Écrit par : Carmen | 14/04/2016

P-S. La polémique continue en France sur le port du voile à l'université.. En lisant les réactions des étudiants à la tentative de loi du premier ministre, suite à un article dans Le Monde, je comprends que c'est grave et déjà trop tard.. Justement parce que le PC a réussi à créer les "patterns" dans le raisonnement.. Mais l'université, ce n'est quand même pas la rue.. C'est le lieu par excellence où l'on instruit. Le voile n'est pas neutre (ce n'est pas comme si vous mettiez un foulard autour de la tête pour vous protéger contre le vent dans une décapotable), il est signifiant, et le signifié auquel il envoie est quelque chose d'autre que l'esprit scientifique propre à l'université.. Le fait que le nombre d'étudiantes voilées soit en croissance exponentielle, disons ces quinze-dix dernières années, est suffisamment parlant. Sauf si l'on refuse d'entendre, et que l'on ressort le refrain du "vivre sa religion en pleine liberté". Bien sûr, mais dans la sphère privée. On n'est pas poursuivi pour ses croyances, mais de quel droit s'approprier l'espace public que nous partageons tous? Pour imposer quel message? Car forcément, il y en a un.. Et je n'accepte pas ce message.

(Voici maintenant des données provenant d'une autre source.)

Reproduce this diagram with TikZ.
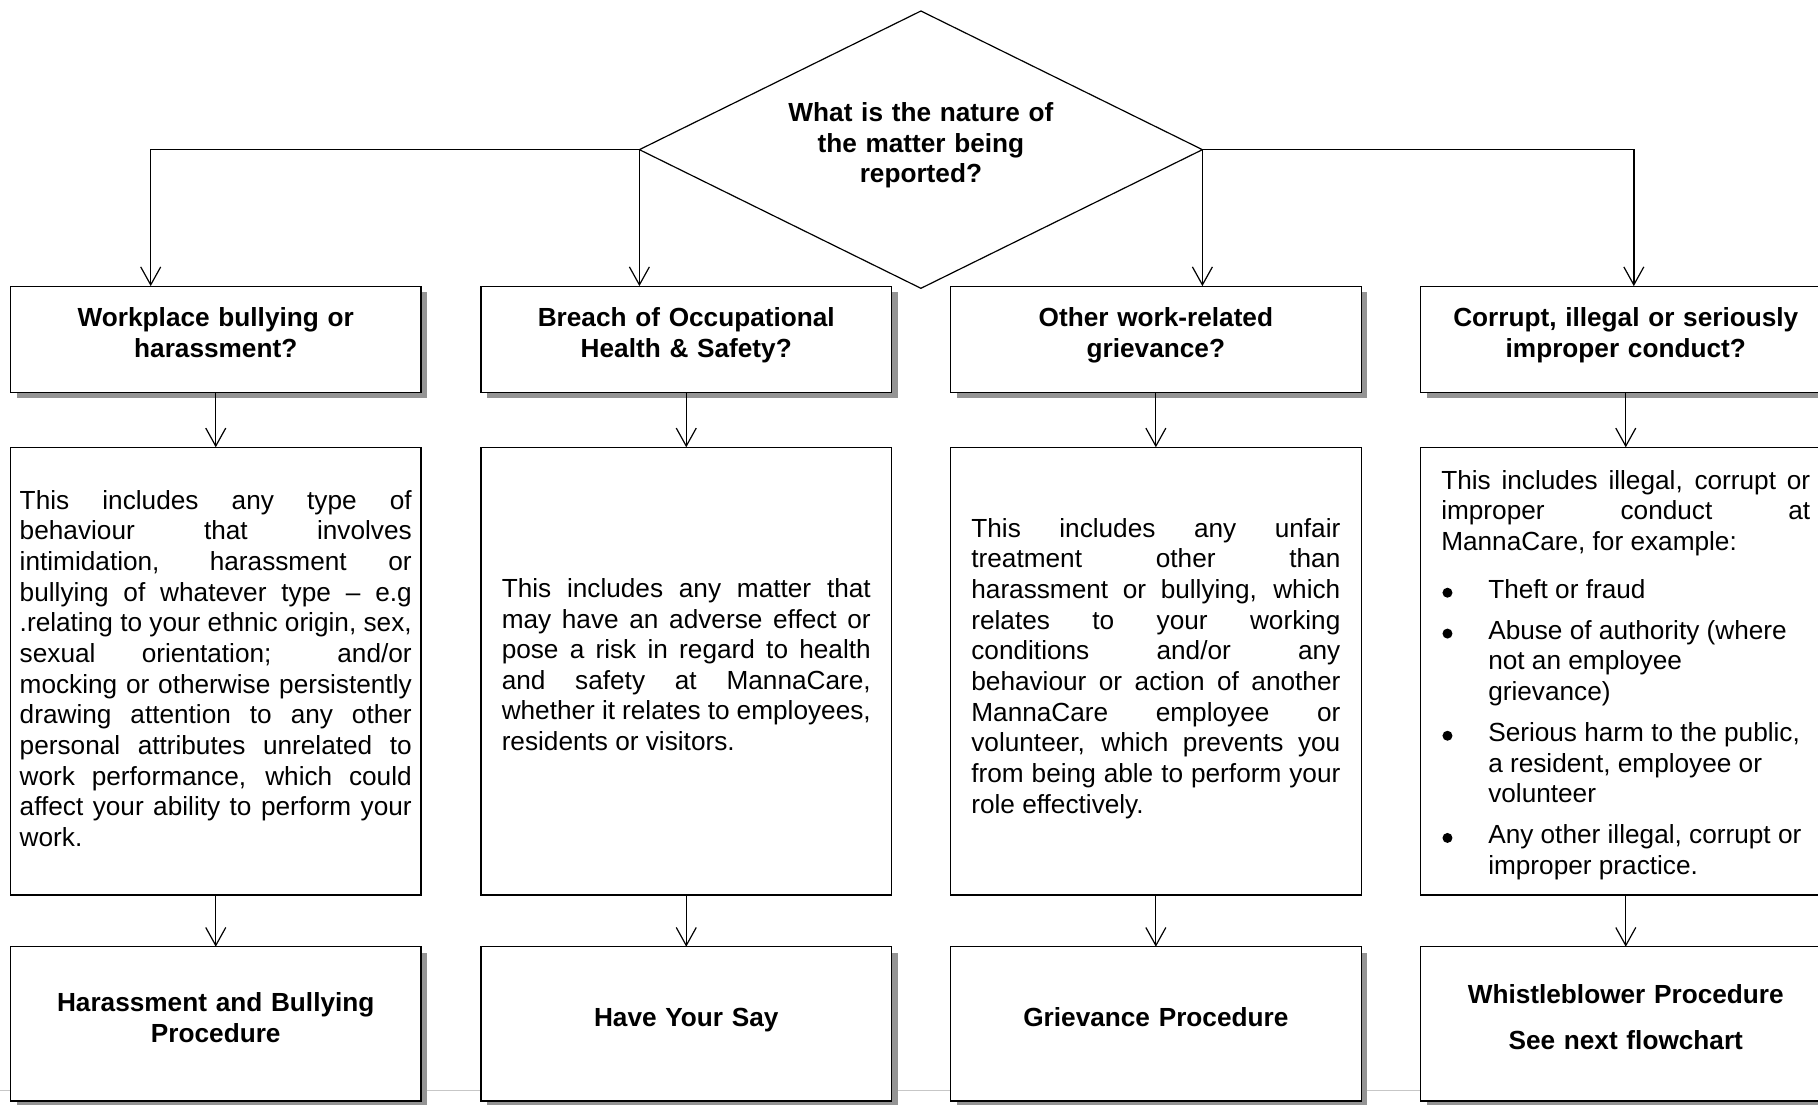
\documentclass[tikz,border=0pt]{standalone}
\usepackage{fontspec}
\setmainfont{Liberation Sans}
\usetikzlibrary{shapes.geometric,arrows.meta,shadows}
\newcommand\rfont{\fontsize{13.1pt}{15.33pt}\selectfont}
\newcommand\bfont{\fontsize{13.1pt}{15.33pt}\selectfont\bfseries}
\newcommand\topstrut[1]{\rule{0pt}{#1}}
\newcommand\botstrut[1]{\rule[-#1]{0pt}{#1}}
\newcommand\bulletdot{\tikz[baseline=0pt]\fill[black] (0pt,2.8pt) circle (2.5pt);}
\newcommand\bitem[1]{{\leftskip=0pt\rightskip=0pt plus 1fil\parfillskip=0pt plus 1fil\hangindent=23.5pt\hangafter=1\noindent\makebox[23.5pt][l]{\hspace{0.6pt}\bulletdot}#1\par}}
\tolerance=10000
\hbadness=10000
\begin{document}
\begin{tikzpicture}[x=0.5pt,y=-0.5pt,
  every node/.style={inner sep=0pt, outer sep=0pt},
  basebox/.style={draw=black, line width=0.6pt, fill=white, minimum width=205.25pt},
  shadowed/.style={drop shadow={shadow xshift=3pt, shadow yshift=-3pt, fill=black!42, opacity=1}},
  headbox/.style={basebox, shadowed, minimum height=53pt, font=\bfont, align=center, text width=200pt},
  textbox/.style={basebox, minimum height=223.85pt, font=\rfont, align=justify},
  procbox/.style={basebox, shadowed, minimum height=77.15pt, font=\bfont, align=center, text width=200pt},
  decision/.style={diamond, draw=black, line width=0.6pt, fill=white, shape aspect=2.03, minimum width=281.5pt, minimum height=138.65pt, font=\bfont, align=center, text width=140pt},
  conn/.style={line width=0.6pt, -{Straight Barb[length=9pt,width=10pt]}},
  elbow/.style={line width=0.75pt, -{Straight Barb[length=9pt,width=10pt,line width=0.6pt]}},
  pageline/.style={draw=black!22, line width=0.5pt}
]
\useasboundingbox (0,0) rectangle (1818,1104);
\clip (0,0) rectangle (1818,1104);
\fill[white] (0,0) rectangle (1818,1104);

% faint page boundary line
\draw[pageline] (0,1090) -- (1818,1090);

% decision
\node[decision] (q) at (920.9,149.65) {\strut What is the nature of\\the matter being\\reported?\botstrut{8.1pt}};

% header boxes
\node[headbox] (h1) at (215.75,339.1) {\strut Workplace bullying or\\harassment?\botstrut{8.1pt}};
\node[headbox] (h2) at (686.25,339.1) {\strut Breach of Occupational\\Health \& Safety?\botstrut{8.1pt}};
\node[headbox] (h3) at (1155.85,339.1) {\strut Other work-related\\grievance?\botstrut{8.1pt}};
\node[headbox] (h4) at (1625.75,339.1) {\strut Corrupt, illegal or seriously\\improper conduct?\botstrut{8.1pt}};

% description boxes
\node[textbox, text width=196pt] (t1) at (215.75,671.15) {\topstrut{11.4pt}This includes any type of\linebreak
behaviour that involves\linebreak
intimidation, harassment or\linebreak
bullying of whatever type -- e.g\linebreak
.relating to your ethnic origin, sex,\linebreak
sexual orientation; and/or\linebreak
mocking or otherwise persistently\linebreak
drawing attention to any other\linebreak
personal attributes unrelated to\linebreak
work performance, which could\linebreak
affect your ability to perform your\linebreak
work.\strut};

\node[textbox, text width=184.5pt] (t2) at (686.25,671.15) {\strut This includes any matter that\linebreak
may have an adverse effect or\linebreak
pose a risk in regard to health\linebreak
and safety at MannaCare,\linebreak
whether it relates to employees,\linebreak
residents or visitors.\botstrut{7.9pt}};

\node[textbox, text width=184.5pt] (t3) at (1155.85,671.15) {\strut This includes any unfair\linebreak
treatment other than\linebreak
harassment or bullying, which\linebreak
relates to your working\linebreak
conditions and/or any\linebreak
behaviour or action of another\linebreak
MannaCare employee or\linebreak
volunteer, which prevents you\linebreak
from being able to perform your\linebreak
role effectively.\botstrut{6.7pt}};

\node[textbox, text width=184.5pt] (t4) at (1625.75,671.15) {\topstrut{15.2pt}This includes illegal, corrupt or\linebreak
improper conduct at\linebreak
MannaCare, for example:\par\vspace{8.5pt}%
\bitem{Theft or fraud}\vspace{5.1pt}%
\bitem{Abuse of authority (where\newline not an employee\newline grievance)}\vspace{5.1pt}%
\bitem{Serious harm to the public,\newline a resident, employee or\newline volunteer}\vspace{5.1pt}%
\bitem{Any other illegal, corrupt or\newline improper practice.\strut}};

% procedure boxes
\node[procbox] (p1) at (215.75,1023.85) {\strut Harassment and Bullying\\Procedure\botstrut{7.75pt}};
\node[procbox] (p2) at (686.25,1023.85) {\strut Have Your Say\botstrut{8.2pt}};
\node[procbox] (p3) at (1155.85,1023.85) {\strut Grievance Procedure\botstrut{8.2pt}};
\node[procbox] (p4) at (1625.75,1023.85) {\strut Whistleblower Procedure\\[7.9pt]See next flowchart\botstrut{8pt}};

% connectors from the decision
\coordinate (c1) at (150.7,0);
\coordinate (c4) at (1633.8,0);
\draw[elbow] (q.west) -| (c1 |- h1.north);
\draw[conn] (q.west) -- (q.west |- h2.north);
\draw[conn] (q.east) -- (q.east |- h3.north);
\draw[elbow] (q.east) -| (c4 |- h4.north);

% column connectors
\foreach \i in {1,2,3,4}{
  \draw[conn] (h\i.south) -- (t\i.north);
  \draw[conn] (t\i.south) -- (p\i.north);
}
\end{tikzpicture}
\end{document}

Une femme voilée, en France, ou ailleurs, dans un pays occidental, pas en Iran ou Arabie Saoudite etc.., ne fait que se présenter sous un seul et unique aspect, celui de son appartenance religieuse. Comme une carte de visite indiquant votre profession et votre lieu de travail..Personnellement, une femme voilée, je ne vois aucun intérêt à en savoir plus sur ses compétences professionnelles, cette carte de visite me suffit.

Écrit par : Carmen | 15/04/2016

N'est ce pas dangereux de stigmatiser ainsi le port du voile?
Après tout,pourquoi ne pas en parler en parler moins et le banaliser? Cependant je reconnais que pour certaines femmes qui le portent c'est pour "brandir" leur appartenance religieuse comme un défi plutôt que comme un acte de foi.
Et que dire de la mode qui s'empare de ce phénomène en proposant un large éventail de foulards dans différentes marques ? Dans quel but? Financier, culturel, religieux, idéologique?

Écrit par : Marie Claude | 22/04/2016

Non, ce n'est pas un acte de foi, malgré ce que disent ces femmes qui savent bien retourner l'argumentaire de la "liberté et des droits" contre l'essence même de la liberté et des droits..Mais on s'est déjà habitué à cet esprit consistant à contourner et à détourner..Et on en est arrivé là, le voile n'est qu'un aspect d'un ensemble.
Les marques qui s'emparent de ce phénomène sont opportunistes et décevantes, à mes yeux. Si je les fréquentais, je cesserais de le faire. Eh oui.